Stability and dynamics of the flow past of a bullet-shaped blunt body moving in a pipe

Abstract: The flow past a bullet-shaped blunt body moving in a pipe is investigated through global linear stability analysis (LSA) and direct numerical simulation (DNS). A cartography of the bifurcation curves is provided thanks to LSA, covering the range of parameters corresponding to Reynolds number $Re = [50-110]$, confinement ratio $a/A = [ 0.01 - 0.92]$ and length-to-diameter ratio $L/d = [ 2-10]$. Results show that the first bifurcation is always a steady bifurcation associated to a non-oscillating eigenmode with azimuthal wavenumber $m=\pm 1$ leading to a steady state with planar symmetry. For weakly confined cases ($a/A<0.6$) the second bifurcation is associated to an oscillating mode with azimuthal wavenumber $m=\pm 1$, as in the unconfined case. On the other hand, for the strongly confined case ($a/A>0.8$), on observes destabilization of non-oscillating modes with $|m| =2,3$ and a restabilization of the $m=\pm1$ eigenmodes. The aspect ratio $L/d$ is shown to have a minor influence for weakly confined cases and almost no influence for strongly confined cases.

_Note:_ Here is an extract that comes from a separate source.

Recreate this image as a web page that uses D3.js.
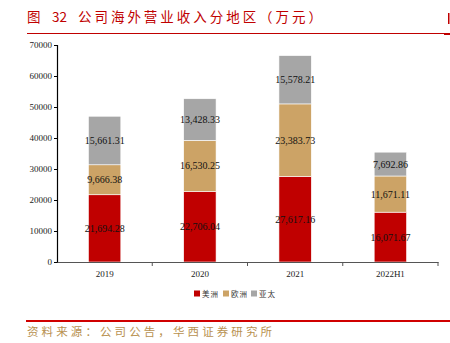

DNS is subsequently used to characterize the nonlinear dynamics. The results confirm the steady bifurcation predicted by LSA with excellent agreement for the threshold Reynolds. For weakly confined cases, the second bifurcation is a Hopf bifurcation leading to a periodic, planar-symmetric state in qualitative accordance with LSA predictions. For more confined cases, more complex dynamics is obtained, including a steady state with $|m|=3$ geometry and aperiodic states.